Set Me Free (Emporte Moi)
Inspired by the character of Nana from Jean-Luc Godard's Vivra Sa Vie, 13-year-old Hanna yearns to exert absolute freedom and responsibility. Balancing her newfound freedom, her difficult family, and her secret adoration for a girlfriend, Hanna lives a poetic and beguiling life.

*Shaft
Who's the black private dick who's a sex machine to all the chicks? SHAFT! You damn right. Who is the man who would risk his neck for a brother-man? SHAFT! Right on. He's a complicated man, but no one understands him like his wooooo-man. JOHN SHAFT! Can you dig it?

Shanghai Noon
Even the presence of Jackie Chan and Owen Wilson can't save this revisionist Western action comedy from the musty odor of the second-rate. Its plot unfolds like a fifth-generation Xerox. Some princess has to be saved from some clumpy, labor-driven railroad/mining concern, and the male leads must shed their current roles and embrace new, dimly-conceived identities. Wilson and his co-star are to be credited for occasionally rising above the material, but there are much better ways to spend a summer afternoon. (Tom Spurgeon)

Small Time Crooks
Woody Allen's 2000 entry is one of his unambitious, hoping--only--to-amuse movies. Too bad it's unoriginal, not very amusing, and a near waste of some of this world's greatest comic talent: Tracey Ullman, Elaine May, and Jon Lovitz. Allen casts himself against type as Ray, a poor dopey szchlub married to an equally dim former exotic dancer, Frenchie (Ullman). He plans an ambitious bank heist-he and some buddies will buy a storefront two doors down from a bank and run a cookie shop as a front while tunneling underground to reach the bank vault. The heist is a flop, but Frenchie's amazing cookies turn the front operation into a multimillion dollar business. At this point, a series of tired theme, money can't buy happiness or sophistication or taste, you know--clamp down on the movie, the plot conveys some typical twists, and the movie ends. (Eric Fredericksen)

*The Sunday Funnies Come to Life
Early (and very rare!) animated shorts of Sunday comic strips, including Little Nemo in Slumberland, Gertie the Dinosaur, Krazy Kat, Mutt and Jeff, Barney Google, Felix the Cat, Betty Boop, Popeye, and the German expressionism of Max Fleischer's Superman cartoons!

Sunshine
What says "sunshine" more perfectly than the history of Hungarian Jews in the 20th century? And who says "sunshine" more beautifully than Ralph Fiennes? The irrepressible Fiennes vieux takes on three sequential roles in this epic (that's one hour per role) account of one poor family's travails through three generations of Europe's now famous anti-Semitic hijinx.

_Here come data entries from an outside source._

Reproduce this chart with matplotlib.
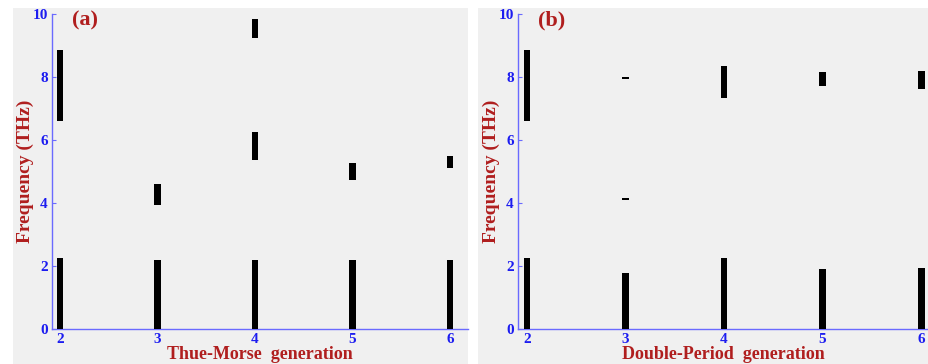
import numpy as np
import matplotlib.pyplot as plt
from matplotlib.patches import Rectangle

# band edges (THz) for each generation
tm_gen  = [2, 2, 3, 3, 4, 4, 4, 5, 5, 6, 6]
tm_low  = [0, 6.60, 0, 3.95, 0, 5.35, 9.25, 0, 4.72, 0, 5.10]
tm_high = [2.25, 8.85, 2.20, 4.60, 2.20, 6.25, 9.85, 2.20, 5.28, 2.20, 5.50]

dp_gen  = [2, 2, 3, 3, 3, 4, 4, 5, 5, 6, 6]
dp_low  = [0, 6.60, 0, 4.08, 7.93, 0, 7.32, 0, 7.70, 0, 7.62]
dp_high = [2.25, 8.85, 1.78, 4.15, 8.00, 2.25, 8.35, 1.90, 8.16, 1.93, 8.20]

gen_ticks = [2, 3, 4, 5, 6]
freq_ticks = [0, 2, 4, 6, 8, 10]

gray = '#f0f0f0'
blue = '#1c1cf0'
axis_blue = '#6a6aff'
dark_red = '#b01e1e'
serif = 'Liberation Serif'

W, H = 929, 364
fig = plt.figure(figsize=(W / 100, H / 100), dpi=100)
fig.patch.set_facecolor('white')

# gray backing panels behind each plot
for x0, x1 in [(13, 468), (478, 929)]:
    fig.patches.append(Rectangle((x0 / W, 0), (x1 - x0) / W, 1 - 8 / H,
                                 transform=fig.transFigure, facecolor=gray,
                                 edgecolor='none', zorder=-10))

panels = [
    dict(rect=(52, 468), xlim=(1.918, 6.185), gen=tm_gen, low=tm_low, high=tm_high,
         tag='(a)', xlabel='Thue-Morse  generation'),
    dict(rect=(518, 929), xlim=(1.909, 6.08), gen=dp_gen, low=dp_low, high=dp_high,
         tag='(b)', xlabel='Double-Period  generation'),
]

top_px, bot_px = 14, 329
for p in panels:
    l, r = p['rect']
    ax = fig.add_axes([l / W, 1 - bot_px / H, (r - l) / W, (bot_px - top_px) / H])
    ax.set_facecolor(gray)
    low = np.array(p['low'])
    high = np.array(p['high'])
    ax.bar(p['gen'], high - low, bottom=low, width=0.07, color='black',
           edgecolor='none', zorder=3)
    ax.set_xlim(*p['xlim'])
    ax.set_ylim(0, 10)
    ax.set_xticks(gen_ticks)
    ax.set_yticks(freq_ticks)
    for s in ['top', 'right']:
        ax.spines[s].set_visible(False)
    for s in ['left', 'bottom']:
        ax.spines[s].set_color(axis_blue)
        ax.spines[s].set_linewidth(1.0)
    ax.tick_params(direction='in', length=3, color=axis_blue, labelcolor=blue,
                   labelsize=11, pad=3)
    for lab in ax.get_xticklabels() + ax.get_yticklabels():
        lab.set_fontfamily(serif)
        lab.set_fontweight('bold')
    ax.set_xlabel(p['xlabel'], family=serif, fontweight='bold', fontsize=13,
                  color=dark_red, labelpad=0)
    ax.set_ylabel('Frequency (THz)', family=serif, fontweight='bold', fontsize=14,
                  color=dark_red, labelpad=-1)
    ax.text(0.048, 0.98, p['tag'], transform=ax.transAxes, family=serif,
            fontweight='bold', fontsize=16, color=dark_red, va='center', ha='left')

fig.savefig('out.png', dpi=100, facecolor='white')
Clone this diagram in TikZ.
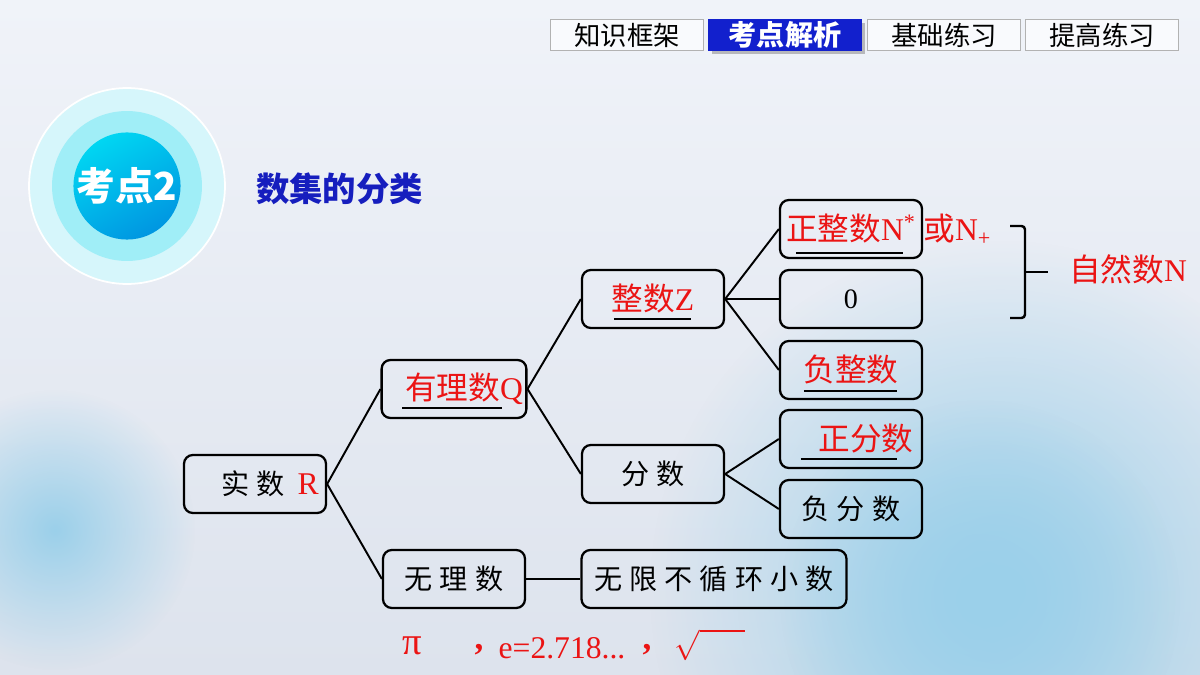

A total downer.

Titan A.E.
A new animated feature from the Bluth studios. The Earth has been blown to shit, and it's up to a cocky, smart-mouthed teenager to find a spaceship filled with survivors and lead them to a new Earth (presumably one that doesn't have fuck-wit cartoons like this one). Voice characterizations by Matt Damon, Drew Barrymore and...Tone Loc?!? Waitasecond, we take it all back!

U-571
One of the most important turning points in World War II was the Allied capture of the German code machine Enigma. U-571 is an attempt to show us modern folks what this dramatic event must have been like. The only thing not historically accurate is the damn story. A British destroyer was responsible for capturing the machine, not Matthew McConaughey! Better you should watch Das Boot. (Juan-Carlos Rodriguez)

The Virgin Suicides
The most consistent element of The Virgin Suicides is a steady stream of images that echo the feminine-hygiene commercials of the 1970s. Considering the material--five teenage sisters growing up in a repressive home and headed for funerals rather than graduations, the lightness of touch is surprising. But to juxtapose suicide with buoyant innocence might be uniquely appropriate; if the film has a message, it seems to be that a mythologized purity of youth can't survive into adulthood. (Monica Drake)

Where the Heart Is
Attention Wal-Mart shoppers! Natalie Portman is giving birth on aisle three!